[qi:90] Skype’s Heartbeat Blog has an explanation for the 30-hour outage that plagued the eBay-owned (EBAY) voice company last week. A quick overview:
1. Microsoft issued Windows updates on Thursday, Aug. 16th.
2. Millions installed those patches, rebooted, and tried to log into the Skype network — pretty much all at the same time.
3. Combined with a lack of P2P resources, the flood of log-in requests put the Skype network under extreme stress.
4. This, in turn, exposed an unseen software bug “within the network resource allocation algorithm which prevented the self-healing function from working quickly.”
OK, it sounds credible — but do you buy it? Skype Journal has some questions, namely if the bug’s fix has been propagated. What, they ask, is preventing this from happening again? After all, Microsoft (MSFT) routinely issues patches. Borough Turner, chief technology officer of NSM Communications, alludes to this in his most recent post.
Experts have pointed out that Skype generates a lot of traffic between log-in servers and supernodes. Maybe the supernodes went down during the “patches” as well. Someone who seems to be familiar with the Skype network architecture left a comment earlier that explains this relationship between 50-odd authentication servers and supernodes and also a weak link.” (Full explanation is here.)
I was reading the first lines with “Collected Explanations, Courtesy of Skype” and laughing because I was thinking, “yeah, right. So are you really buying into this is a good question. This instance here is not. Thanks for all the news here and sound analysis.
A couple of comments:
Microsoft actually issues the patches on Patch Tuesday (late in the evening), the 2nd Tuesday of the month. So they went out late on Aug. 14. (Wednesday morning I found two of my WinXP PC’s had been rebooted after the update.)
The Windows Update procedure, for those who have provided the appropriate permissions, automatically updates users’ PC’s around the world; if necesary, as was the case here, the procedure ends with an automatic PC reboot. My experience is that the process on individual PC’s takes about two days to reach everybody who has registered for the auto Windows update (a procedure which one should follow for security reasons).
At some point late Wednesday or early Thursday the August Update uploaded to too many PC’s concurrently for the Skype infrastructure to be able to log back into Skype.

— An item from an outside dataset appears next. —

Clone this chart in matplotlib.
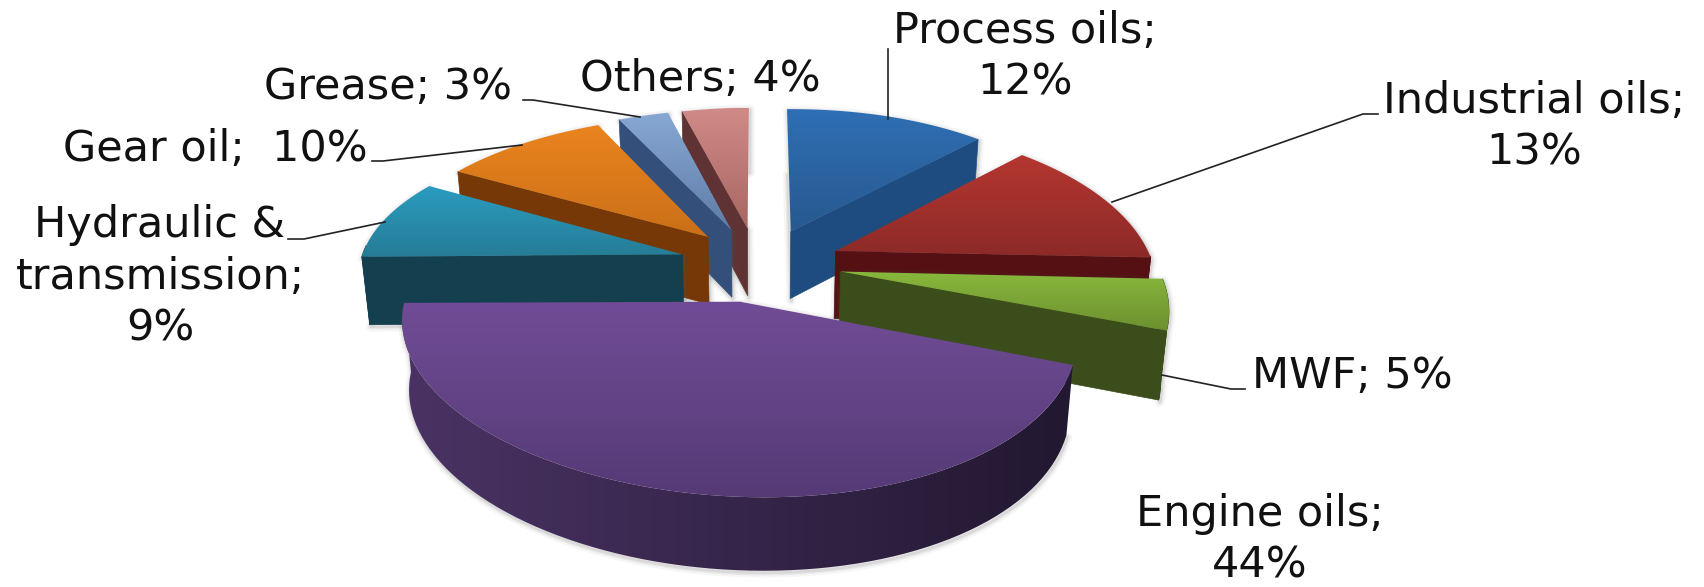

While they have provided this information a little more on what they have done to address the “lack of peer-to-peer network resources” mentioned in their statement would help PR-wise.
A word of ominous caution: the next Microsoft Patch Tuesday occurs on 9/11.
“within the network resource allocation algorithm which prevented the self-healing function from working quickly.”
wow, these guys sound like Bear Sterns explaining how their quant fund lost an f*** load of investor money.
window is right to upgrade its s/w — and helps to open – one of the scandalous secrete of SkyPe/ eBay , where they use user’s computer as one of the network node.
Sorry, but I dont get it. Granted I dont know the numbers (so please correct me!).
How many of these millions of users are paying for Skype vs. free service?
Complaining because their free service was unavailable for 30 hrs… Sheesh.
Give it a rest…
So it’s Microsoft’s fault that everyone rebooted because of patches and tried to log back in? I guess, if you live in Cracksmokin’ville.
Capacity planning choked on this. This is a Skype issue, not a Microsoft issue. I have no love for Microsoft, but let’s solve the issue – buggy Skype code.
Everyone seems to be blaming Microsoft or George Bush on this one. I wish I knew why…
I guess they weren’t doing enough unit testing
share your startup stories
http://startupflames.com
Pure CYA.
This type of “blame someone else” runs through Ebay corporate. I’m sure they’re “directing” (soft hand of course) the PR for Skype and “suggesting” how to differ responsibility.
Pfft. Me bitter? Nah…
Skype accepted that final responsibility laid upon their shoulders – I don’t think they are blame shifting.